Remembrance Day is approaching and local groups are ready to mark the occasion.
Marie Mathers is taking the lead in organizing Remembrance Day Ceremonies for the Prince Albert Legion. The ceremony will be held at the Prince Albert Armouries. Members of the local army reserve have worked with the legion to help organize the event.
Mathers said this year residents in the city may notice some new activities marking the occasion.
“Every church or building that has bells, they’re to ring them 100 times and five seconds in between each toll and it’s 100 times for the 100 years of freedom we have had,” she said.
The ringing of the bells is planned for sunset and is expected to happen in cities and towns from coast to coast.

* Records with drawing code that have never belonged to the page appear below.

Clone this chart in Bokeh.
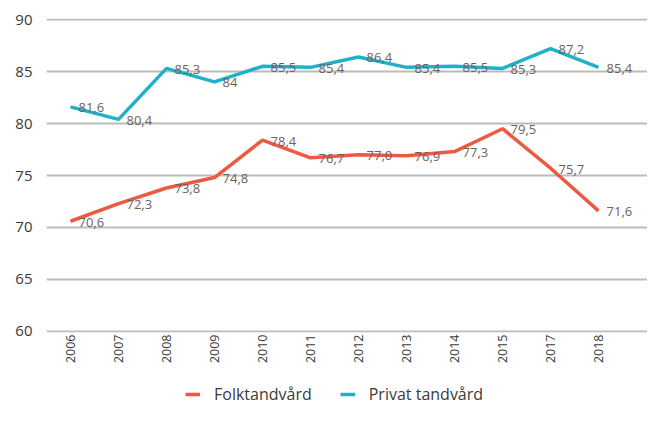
import math
from bokeh.plotting import figure
from bokeh.layouts import column
from bokeh.models import ColumnDataSource, Range1d, FixedTicker, Legend, LegendItem
from bokeh.embed import file_html
from bokeh.resources import INLINE
from bokeh.core.properties import value

years = ["2006", "2007", "2008", "2009", "2010", "2011", "2012", "2013", "2014", "2015", "2017", "2018"]
folk = [70.6, 72.3, 73.8, 74.8, 78.4, 76.7, 77.0, 76.9, 77.3, 79.5, 75.7, 71.6]
privat = [81.6, 80.4, 85.3, 84.0, 85.5, 85.4, 86.4, 85.4, 85.5, 85.3, 87.2, 85.4]
folk_labels = ["70,6", "72,3", "73,8", "74,8", "78,4", "76,7", "77,0", "76,9", "77,3", "79,5", "75,7", "71,6"]
privat_labels = ["81,6", "80,4", "85,3", "84", "85,5", "85,4", "86,4", "85,4", "85,5", "85,3", "87,2", "85,4"]
series_names = ["Folktandvård", "Privat tandvård"]
y_ticks = [60, 65, 70, 75, 80, 85, 90]

FONT = "Open Sans"
RED = "#ec5a41"
TEAL = "#1fb1c7"
LABEL_COLOR = "#6d6262"
TICK_COLOR = "#3a3a3a"

xs = list(range(len(years)))
src_f = ColumnDataSource(dict(x=xs, y=folk, t=folk_labels))
src_p = ColumnDataSource(dict(x=xs, y=privat, t=privat_labels))

p = figure(width=647, height=380, output_backend="svg", toolbar_location=None,
           x_range=Range1d(-0.5, 12.02), y_range=Range1d(59.9, 90.1),
           min_border_left=46, min_border_right=0, min_border_top=18, min_border_bottom=48)
p.outline_line_color = None
p.background_fill_color = "white"
p.border_fill_color = "white"

# axes
p.xaxis.ticker = FixedTicker(ticks=xs)
p.xaxis.major_label_overrides = {i: y for i, y in enumerate(years)}
p.xaxis.major_label_orientation = math.pi / 2
p.xaxis.major_label_text_font = FONT
p.xaxis.major_label_text_font_size = "12.5px"
p.xaxis.major_label_text_color = TICK_COLOR
p.xaxis.major_label_standoff = 2
p.xaxis.axis_line_color = None
p.xaxis.major_tick_line_color = None
p.xaxis.minor_tick_line_color = None
p.xaxis.major_tick_out = 0

p.yaxis.ticker = FixedTicker(ticks=y_ticks)
p.yaxis.major_label_text_font = FONT
p.yaxis.major_label_text_font_size = "15px"
p.yaxis.major_label_text_color = TICK_COLOR
p.yaxis.major_label_standoff = 14
p.yaxis.axis_line_color = None
p.yaxis.major_tick_line_color = None
p.yaxis.minor_tick_line_color = None
p.yaxis.major_tick_out = 0

p.xgrid.grid_line_color = None
p.ygrid.grid_line_color = "#bcbcbc"
p.ygrid.grid_line_width = 2

# lines
p.line("x", "y", source=src_f, line_color=RED, line_width=3.5)
p.line("x", "y", source=src_p, line_color=TEAL, line_width=3.5)

# data labels
for src in (src_f, src_p):
    p.text("x", "y", text="t", source=src, text_font=value(FONT), text_font_size="13px",
           text_color=LABEL_COLOR, text_baseline="middle", text_align="left",
           x_offset=8, y_offset=1)

# legend strip (its lines fall outside its view, only the legend shows)
lg = figure(width=647, height=25, output_backend="svg", toolbar_location=None,
            x_range=Range1d(100, 101), y_range=Range1d(0, 1),
            x_axis_location=None, y_axis_location=None,
            min_border=0, min_border_left=0, min_border_right=0, min_border_top=0, min_border_bottom=0)
lg.grid.visible = False
lg.outline_line_color = None
lg.border_fill_color = "white"
l_f = lg.line("x", "y", source=src_f, line_color=RED, line_width=3.5)
l_p = lg.line("x", "y", source=src_p, line_color=TEAL, line_width=3.5)
legend = Legend(items=[LegendItem(label=series_names[0], renderers=[l_f]),
                       LegendItem(label=series_names[1], renderers=[l_p])],
                orientation="horizontal", location=(139, 0),
                label_text_font=FONT, label_text_font_size="16px", label_text_color=TICK_COLOR,
                glyph_width=15, glyph_height=16, label_height=16, label_standoff=14,
                spacing=28, padding=0, margin=0,
                border_line_color=None, background_fill_alpha=0)
lg.add_layout(legend, "center")

layout = column(p, lg, spacing=0)
open("out.html", "w").write(file_html(layout, INLINE))
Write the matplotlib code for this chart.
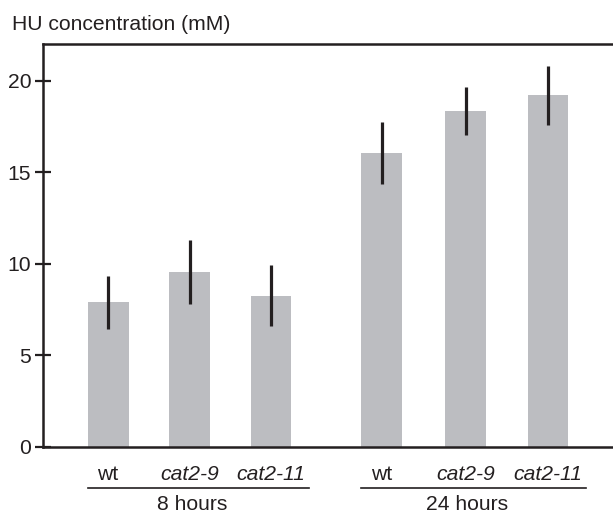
import matplotlib
matplotlib.use("Agg")
import matplotlib.pyplot as plt
import matplotlib.transforms as mtransforms

plt.rcParams["font.family"] = ["Liberation Sans", "DejaVu Sans"]

# data
groups = ["8 hours", "24 hours"]
labels = ["wt", "cat2-9", "cat2-11", "wt", "cat2-9", "cat2-11"]
italic = [False, True, True, False, True, True]
values = [7.9, 9.55, 8.27, 16.05, 18.35, 19.2]
errors = [1.45, 1.75, 1.65, 1.7, 1.3, 1.6]
positions = [0, 1, 2, 3.36, 4.39, 5.4]
group_members = [[0, 1, 2], [3, 4, 5]]

bar_color = "#bcbdc1"
ink = "#231f20"
fs = 15.2

fig = plt.figure(figsize=(6.13, 5.13), dpi=100)
ax = fig.add_axes([43 / 613, 1 - 447 / 513, 1 - 43 / 613, (447 - 44) / 513])

ax.bar(positions, values, width=0.5, color=bar_color, zorder=1)
ax.errorbar(positions, values, yerr=errors, fmt="none", ecolor=ink,
            elinewidth=2.3, capsize=0, zorder=2)

ax.set_xlim(-0.8, 6.2)
ax.set_ylim(0, 22)
ax.set_yticks([0, 5, 10, 15, 20])
ax.set_xticks([])
ax.tick_params(axis="y", direction="inout", length=11, width=1.6,
               color=ink, labelsize=fs, labelcolor=ink, pad=3)

ax.spines["right"].set_visible(False)
for s in ["left", "top", "bottom"]:
    ax.spines[s].set_linewidth(1.8)
    ax.spines[s].set_color(ink)

trans = mtransforms.blended_transform_factory(ax.transData, ax.transAxes)
for x, lab, it in zip(positions, labels, italic):
    ax.text(x, -0.081, lab, transform=trans, ha="center", va="baseline",
            fontsize=fs, style="italic" if it else "normal", color=ink)

for name, idx in zip(groups, group_members):
    x0 = positions[idx[0]] - 0.25
    x1 = positions[idx[-1]] + 0.47
    ax.plot([x0, x1], [-0.102, -0.102], transform=trans, color=ink,
            lw=1.2, clip_on=False)
    xc = (positions[idx[0]] + positions[idx[-1]]) / 2 + 0.03
    ax.text(xc, -0.156, name, transform=trans, ha="center", va="baseline",
            fontsize=fs, color=ink)

fig.text(12 / 613, 1 - 30 / 513, "HU concentration (mM)", ha="left",
         va="baseline", fontsize=fs, color=ink)

fig.savefig("out.png", dpi=100)
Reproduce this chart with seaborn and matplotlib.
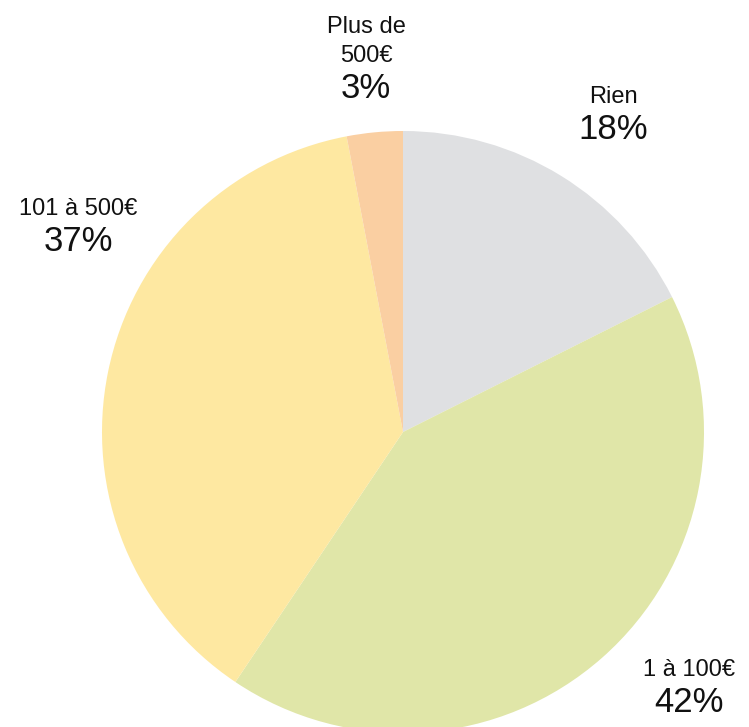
import numpy as np
import matplotlib
matplotlib.use("Agg")
import matplotlib.pyplot as plt
import seaborn as sns

sns.set_theme(style="white")
plt.rcParams['font.family'] = ['Liberation Sans', 'DejaVu Sans']

# data
categories = ["Rien", "1 à 100€", "101 à 500€", "Plus de\n500€"]
values = [17.6, 41.8, 37.6, 3.0]
pct_labels = ["18%", "42%", "37%", "3%"]
colors = ["#DFE0E2", "#E0E6A8", "#FEE8A1", "#FACFA2"]
# label placement tweaks: angle nudge (degrees) and distance from centre (radii)
label_shift = [-1.5, 7.2, -21.3, 0.4]
label_dist = [1.275, 1.265, 1.285, 1.21]

W, H = 749, 727
cx, cy, r = 403, 432, 301  # pixel centre and radius of the pie

fig = plt.figure(figsize=(W / 100, H / 100), dpi=100)
ax = fig.add_axes([0, 0, 1, 1])

wedges, _ = ax.pie(values, colors=colors, startangle=90, counterclock=False,
                   radius=1, wedgeprops=dict(linewidth=0))

# place axes so the pie sits where it is in the reference
ax.set_xlim(-cx / r, (W - cx) / r)
ax.set_ylim(-(H - cy) / r, cy / r)
ax.set_aspect('equal')
ax.axis('off')

total = sum(values)
gap = 2.5 / r
start = 90.0
for name, v, lab, sh, d in zip(categories, values, pct_labels, label_shift, label_dist):
    span = v / total * 360
    mid = np.deg2rad(start - span / 2 + sh)
    start -= span
    x, y = d * np.cos(mid), d * np.sin(mid)
    ax.text(x, y + gap, name, ha='center', va='bottom', fontsize=17,
            linespacing=1.45, color='#111111')
    ax.text(x, y - gap, lab, ha='center', va='top', fontsize=25, color='#111111')

fig.savefig("out.png", dpi=100)
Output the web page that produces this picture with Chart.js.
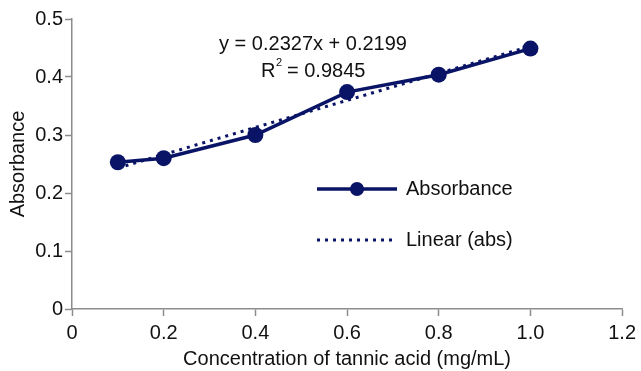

Mathers stressed people who plan to attend the ceremony at the armouries should make sure to get to the building on time. Mathers recommended people get to their seats at 10:30 a.m.
“The marching in of (the) parade will be at 10:45 a.m. and everything is going to be on time, there is no waiting for this or that,” she said.
After the parade entry those in attendance will mark a moment of silence at 11 a.m. Along with the ceremony at the armouries there will as well be a wreath laying at the cenotaph. The legion will also be welcoming people for breakfast and lunch. The evening will cap off with dinner and a dance at the Army and Navy club.
This is the second year where Mathers assisted in organizing Remembrance Day ceremonies on behalf of the local legion. She said members of the local reserve unit have played a major role in helping get everything in place.
“The reservists have been very cooperative. I am thankful I have them to give me a hand,” she said.
The ceremonies planned for the armouries are not the only place where people can mark the occasion. The Salvation Army will too be taking time during services on Sunday to remember.
“We wanted to provide an opportunity for those who attend The Salvation Army church to participate in a remembrance service without having to miss out on the opportunity to attend Sunday worship,” Capt. Laura Van Schaick said.
The service at The Salvation Army will start at 10:55 a.m. before the moment of silence at 11 a.m. Van Schaick said the organization has strong historical connections to the country’s armed forces and always marks what they call Remembrance Sunday in some way.
“The Salvation Army has a strong history of participating with the armed forces in both world wars, really, supporting the troops in whatever way we can,” she said.
Looking forward to the ceremony at the armouries, Mathers hopes they draw over 1,000 people to the building on Nov. 11. Overall she said what is most important is that people make sure to take time to remember.
“As long as they take time to remember and be thankful for the freedom that was given to us by the blood that was shed,” she said.